• [WHAT IS BEING ASKED]: Gather every line below where "matplotlib" appears.

--*--

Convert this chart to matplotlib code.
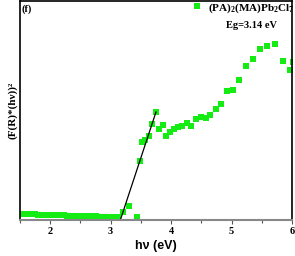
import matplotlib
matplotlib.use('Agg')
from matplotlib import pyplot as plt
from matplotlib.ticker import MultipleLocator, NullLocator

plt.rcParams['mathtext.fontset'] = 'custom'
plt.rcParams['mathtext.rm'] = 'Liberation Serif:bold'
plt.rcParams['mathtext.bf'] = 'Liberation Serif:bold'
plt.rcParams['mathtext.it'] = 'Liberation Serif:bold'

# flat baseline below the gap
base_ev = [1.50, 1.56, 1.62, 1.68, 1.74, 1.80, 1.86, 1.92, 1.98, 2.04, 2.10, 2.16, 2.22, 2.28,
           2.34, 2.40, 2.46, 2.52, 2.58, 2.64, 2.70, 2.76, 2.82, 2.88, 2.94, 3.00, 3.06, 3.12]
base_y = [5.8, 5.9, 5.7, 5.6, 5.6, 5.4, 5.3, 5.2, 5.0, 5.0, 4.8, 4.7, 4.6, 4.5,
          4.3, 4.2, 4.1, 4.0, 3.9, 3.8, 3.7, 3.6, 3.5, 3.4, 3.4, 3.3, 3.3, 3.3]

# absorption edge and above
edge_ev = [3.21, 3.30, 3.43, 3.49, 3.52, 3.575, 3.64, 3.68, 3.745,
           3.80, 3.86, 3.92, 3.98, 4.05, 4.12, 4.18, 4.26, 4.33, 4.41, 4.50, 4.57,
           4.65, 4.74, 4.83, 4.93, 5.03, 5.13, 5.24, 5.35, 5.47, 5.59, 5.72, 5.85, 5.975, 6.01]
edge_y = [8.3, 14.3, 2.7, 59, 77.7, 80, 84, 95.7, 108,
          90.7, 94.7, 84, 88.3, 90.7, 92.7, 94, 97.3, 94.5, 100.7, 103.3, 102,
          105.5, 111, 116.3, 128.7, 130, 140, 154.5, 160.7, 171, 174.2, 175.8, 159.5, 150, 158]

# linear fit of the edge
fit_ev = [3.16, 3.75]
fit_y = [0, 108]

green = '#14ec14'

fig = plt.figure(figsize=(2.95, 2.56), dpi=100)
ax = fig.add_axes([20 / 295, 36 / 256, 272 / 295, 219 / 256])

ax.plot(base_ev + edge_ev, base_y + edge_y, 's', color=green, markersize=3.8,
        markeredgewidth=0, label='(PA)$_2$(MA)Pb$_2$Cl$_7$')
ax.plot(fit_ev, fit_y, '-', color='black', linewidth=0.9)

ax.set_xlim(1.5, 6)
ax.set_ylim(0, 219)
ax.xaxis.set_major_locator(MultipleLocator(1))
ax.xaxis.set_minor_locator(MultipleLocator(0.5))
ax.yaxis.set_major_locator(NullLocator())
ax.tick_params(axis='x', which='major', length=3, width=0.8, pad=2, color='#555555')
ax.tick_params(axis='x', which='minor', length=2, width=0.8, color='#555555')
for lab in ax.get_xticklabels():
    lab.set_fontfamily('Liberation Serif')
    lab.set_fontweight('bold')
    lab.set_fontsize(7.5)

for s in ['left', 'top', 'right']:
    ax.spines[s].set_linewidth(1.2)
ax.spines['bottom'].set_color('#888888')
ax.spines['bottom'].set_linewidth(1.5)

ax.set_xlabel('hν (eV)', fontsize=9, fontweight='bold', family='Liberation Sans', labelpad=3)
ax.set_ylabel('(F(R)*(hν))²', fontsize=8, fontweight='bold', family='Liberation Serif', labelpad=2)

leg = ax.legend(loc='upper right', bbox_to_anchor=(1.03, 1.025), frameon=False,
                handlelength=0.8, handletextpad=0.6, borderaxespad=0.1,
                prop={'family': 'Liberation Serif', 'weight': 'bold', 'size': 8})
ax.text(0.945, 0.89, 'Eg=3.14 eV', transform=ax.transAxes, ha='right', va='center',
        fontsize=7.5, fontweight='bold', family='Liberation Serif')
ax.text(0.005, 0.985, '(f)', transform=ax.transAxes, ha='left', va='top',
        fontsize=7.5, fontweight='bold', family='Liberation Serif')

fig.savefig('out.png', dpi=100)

--*--

• [RESULT OF THIS EXERCISE]:
Convert this chart to matplotlib code.
import matplotlib
matplotlib.use('Agg')
from matplotlib import pyplot as plt
from matplotlib.ticker import MultipleLocator, NullLocator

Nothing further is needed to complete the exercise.